Work to do. Nothing but the lines from the one containing "Rebuild this chart" down to the one containing "8.5, 8.6, 8.7, 8.8, 8.9, 9.0]", both included, should be echoed, and each exactly as it stands.

Raw data.
## START
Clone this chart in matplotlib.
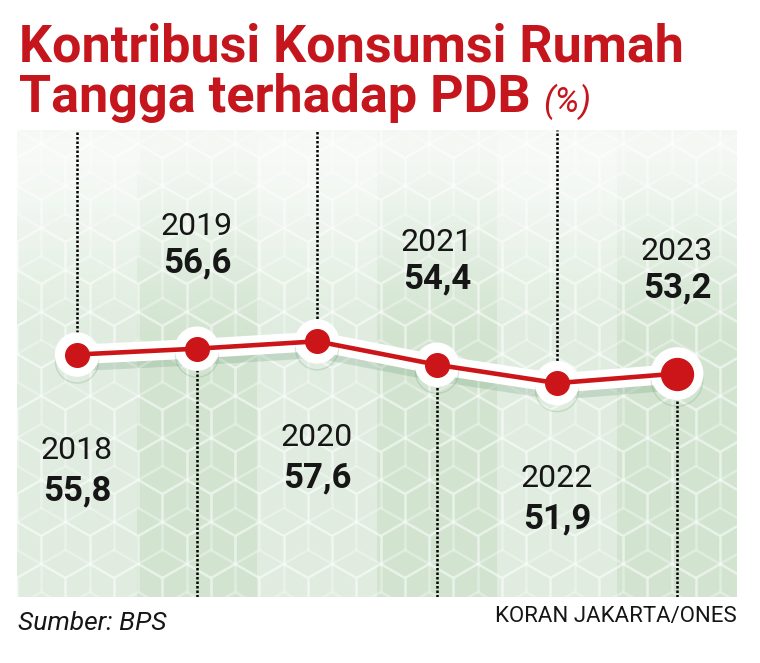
## END
## START
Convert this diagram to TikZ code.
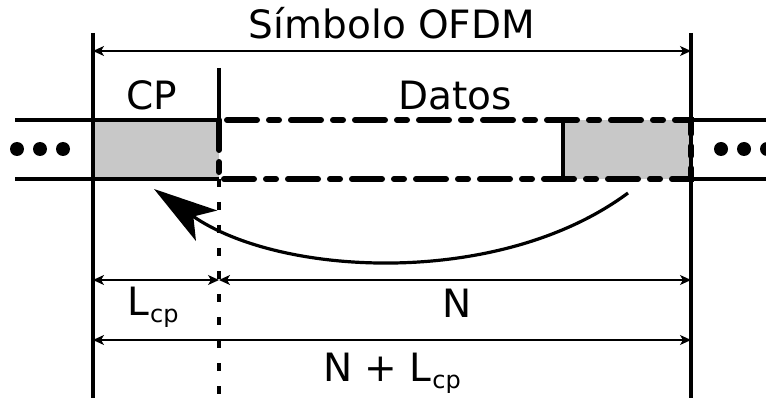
## END
## START
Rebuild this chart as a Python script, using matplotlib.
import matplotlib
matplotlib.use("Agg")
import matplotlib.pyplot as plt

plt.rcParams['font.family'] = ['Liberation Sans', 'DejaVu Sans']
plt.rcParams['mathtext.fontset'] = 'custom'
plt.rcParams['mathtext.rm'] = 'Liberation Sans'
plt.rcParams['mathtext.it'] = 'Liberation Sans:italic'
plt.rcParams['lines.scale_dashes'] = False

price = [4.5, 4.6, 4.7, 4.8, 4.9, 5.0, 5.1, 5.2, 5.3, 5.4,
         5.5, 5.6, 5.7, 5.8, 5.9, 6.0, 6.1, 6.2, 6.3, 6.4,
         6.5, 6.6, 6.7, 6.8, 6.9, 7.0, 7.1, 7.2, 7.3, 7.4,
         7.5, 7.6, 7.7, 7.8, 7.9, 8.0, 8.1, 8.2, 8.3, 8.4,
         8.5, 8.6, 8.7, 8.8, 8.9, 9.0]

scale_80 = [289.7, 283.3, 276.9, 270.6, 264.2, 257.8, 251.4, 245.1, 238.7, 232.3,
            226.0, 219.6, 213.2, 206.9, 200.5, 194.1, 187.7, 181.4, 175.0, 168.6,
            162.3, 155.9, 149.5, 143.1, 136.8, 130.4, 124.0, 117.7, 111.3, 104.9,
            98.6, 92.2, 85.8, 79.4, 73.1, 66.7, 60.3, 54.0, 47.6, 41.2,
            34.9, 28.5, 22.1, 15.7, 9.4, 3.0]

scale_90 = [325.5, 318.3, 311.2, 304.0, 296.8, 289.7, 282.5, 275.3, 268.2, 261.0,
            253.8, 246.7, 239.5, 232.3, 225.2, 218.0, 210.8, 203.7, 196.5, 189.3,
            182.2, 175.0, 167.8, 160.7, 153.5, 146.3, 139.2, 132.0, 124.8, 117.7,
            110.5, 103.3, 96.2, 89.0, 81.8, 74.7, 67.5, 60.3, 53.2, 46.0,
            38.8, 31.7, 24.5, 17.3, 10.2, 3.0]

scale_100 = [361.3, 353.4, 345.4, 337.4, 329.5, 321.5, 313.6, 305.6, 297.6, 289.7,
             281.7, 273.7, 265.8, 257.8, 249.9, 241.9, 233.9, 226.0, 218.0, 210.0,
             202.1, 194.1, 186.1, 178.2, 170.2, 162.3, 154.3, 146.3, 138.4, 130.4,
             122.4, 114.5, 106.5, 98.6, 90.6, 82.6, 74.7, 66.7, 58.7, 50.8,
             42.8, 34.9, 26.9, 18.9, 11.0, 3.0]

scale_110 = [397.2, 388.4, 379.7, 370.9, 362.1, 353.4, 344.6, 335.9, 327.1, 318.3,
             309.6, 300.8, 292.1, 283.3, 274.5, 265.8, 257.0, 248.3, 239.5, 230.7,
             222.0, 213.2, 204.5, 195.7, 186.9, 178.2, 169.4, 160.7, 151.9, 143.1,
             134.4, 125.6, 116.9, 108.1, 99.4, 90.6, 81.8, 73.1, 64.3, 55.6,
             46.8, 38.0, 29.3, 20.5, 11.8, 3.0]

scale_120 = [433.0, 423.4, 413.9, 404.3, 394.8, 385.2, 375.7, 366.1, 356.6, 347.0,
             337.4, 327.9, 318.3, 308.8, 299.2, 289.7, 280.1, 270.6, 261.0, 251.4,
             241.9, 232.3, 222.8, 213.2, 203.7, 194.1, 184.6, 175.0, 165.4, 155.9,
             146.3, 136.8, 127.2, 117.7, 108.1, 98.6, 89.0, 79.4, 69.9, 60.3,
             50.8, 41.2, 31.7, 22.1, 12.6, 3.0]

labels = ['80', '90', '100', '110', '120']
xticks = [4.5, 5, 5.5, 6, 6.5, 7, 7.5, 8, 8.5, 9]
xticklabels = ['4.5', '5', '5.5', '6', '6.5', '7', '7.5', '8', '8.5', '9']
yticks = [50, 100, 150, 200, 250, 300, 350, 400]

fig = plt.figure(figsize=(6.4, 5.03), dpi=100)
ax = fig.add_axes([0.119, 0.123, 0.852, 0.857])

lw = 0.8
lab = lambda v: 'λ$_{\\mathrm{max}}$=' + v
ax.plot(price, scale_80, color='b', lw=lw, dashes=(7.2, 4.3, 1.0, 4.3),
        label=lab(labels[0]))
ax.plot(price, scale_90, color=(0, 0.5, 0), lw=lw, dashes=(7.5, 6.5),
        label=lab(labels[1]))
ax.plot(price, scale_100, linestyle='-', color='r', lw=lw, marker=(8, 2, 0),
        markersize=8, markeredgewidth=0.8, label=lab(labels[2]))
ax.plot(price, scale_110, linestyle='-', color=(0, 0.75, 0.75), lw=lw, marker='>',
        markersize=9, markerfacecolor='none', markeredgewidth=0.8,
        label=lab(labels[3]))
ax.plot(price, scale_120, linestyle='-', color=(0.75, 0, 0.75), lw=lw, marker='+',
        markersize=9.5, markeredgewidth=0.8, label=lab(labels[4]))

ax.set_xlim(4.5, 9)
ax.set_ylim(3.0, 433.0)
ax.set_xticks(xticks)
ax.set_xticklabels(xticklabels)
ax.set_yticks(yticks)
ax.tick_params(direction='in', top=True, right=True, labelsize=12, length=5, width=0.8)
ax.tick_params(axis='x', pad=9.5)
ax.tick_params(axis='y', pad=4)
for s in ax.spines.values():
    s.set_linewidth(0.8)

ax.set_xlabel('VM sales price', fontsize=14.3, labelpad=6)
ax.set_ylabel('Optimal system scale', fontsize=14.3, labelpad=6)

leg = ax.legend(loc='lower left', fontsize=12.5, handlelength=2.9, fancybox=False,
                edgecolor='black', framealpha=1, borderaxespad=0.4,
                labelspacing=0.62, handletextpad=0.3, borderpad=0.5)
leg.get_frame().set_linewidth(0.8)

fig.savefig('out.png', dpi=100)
## END
Result of the exercise.
Rebuild this chart as a Python script, using matplotlib.
import matplotlib
matplotlib.use("Agg")
import matplotlib.pyplot as plt

plt.rcParams['font.family'] = ['Liberation Sans', 'DejaVu Sans']
plt.rcParams['mathtext.fontset'] = 'custom'
plt.rcParams['mathtext.rm'] = 'Liberation Sans'
plt.rcParams['mathtext.it'] = 'Liberation Sans:italic'
plt.rcParams['lines.scale_dashes'] = False

price = [4.5, 4.6, 4.7, 4.8, 4.9, 5.0, 5.1, 5.2, 5.3, 5.4,
         5.5, 5.6, 5.7, 5.8, 5.9, 6.0, 6.1, 6.2, 6.3, 6.4,
         6.5, 6.6, 6.7, 6.8, 6.9, 7.0, 7.1, 7.2, 7.3, 7.4,
         7.5, 7.6, 7.7, 7.8, 7.9, 8.0, 8.1, 8.2, 8.3, 8.4,
         8.5, 8.6, 8.7, 8.8, 8.9, 9.0]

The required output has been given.